You can’t refurbish what’s not furbished. You can’t regard something you haven’t previously garded, I think. :laughing:

Just because I’m a HAW, it doesn’t necessarily follow that I can read minds,

but transforming this lot!! :unamused:

…into this :unamused:, I don’t believe it to be an unreasonable assumption that what Docland had in mind, when he refers to rewriting, is in fact the process as outlined by the lovely Rose.
Of course, there is that .000000001% chance I could be wrong.

… in which case you would have to re-think? :slight_smile:

This is part of what I do for a living as a developmental editor. I was an academic for nearly 30 years and resigned my tenure in order to write more freely across institutional boundaries, and then had to find an income stream that didn’t intrude too much. And so now part of my portfolio is helping academics with interesting research to recast their monograph material into non-fiction works. I think all of them would ‘abjure the popular’ but they all want a wider, non-specialist audience.

There are absolutely no rules or algorithms for this. I think writing too closely for an imagined audience can sometimes be damaging (it assumes you know too much about them); I think an artificially informal voice can sometimes be damaging (your reader needs to trust the narrator). Sometimes a complete re-write is the only way, but that depends heavily on the particular academic subject. For my own writing project (basically history of medicine) I have kept parts of lecture notes and parts of conference papers verbatim, but the whole structure has been entirely redeveloped.

One piece of advice I do think worth passing on: academic texts are generally properly argumentative - hence they rely heavily on a conceptual/logical structuring to make their specific points; but non-fiction texts need to have a narrative structure that can (at least sometimes) float entirely free from the conceptual. Getting this right is the most exciting and the most daunting part.

If needs must … but in this case, … the Devil is in the detail. “Would” doesn’t enter into it. Could? … Should? … of course. As I’ve stated elsewhere on Scriv’s hallowed fora, I don’t claim infallibility, only: near-infallibility. But, my cute little moggy friend, even:

is no guarantee of an onset of self doubt, causing me to rewrite, or even, to use it as data base from which I attempt to produce a best-selling novel, e.g., 49 Shades of Pink Pussies or wot-ever.

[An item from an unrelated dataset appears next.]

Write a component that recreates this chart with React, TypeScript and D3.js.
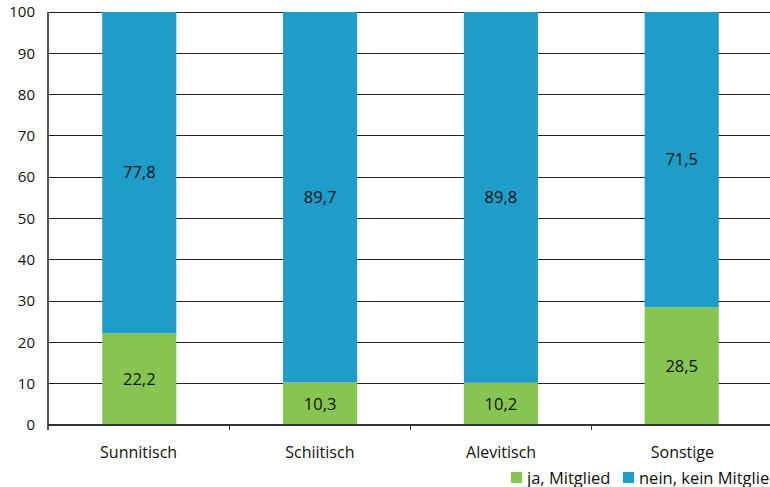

Were one to try and reads between the lines in DocLand’s OP, I’m sure other interpretations could be possible, as well as a literal one.

Vic

This is usually quite difficult, but not always. Several years ago I had reason to read a thesis published in Germany 1944. The paper was so thin that I could read through the paper what was written on the other side. And the text being slightly offset between pages, resulted in the opposite side text ending up between lines, so I was literally reading backwards, mirrored text between the lines.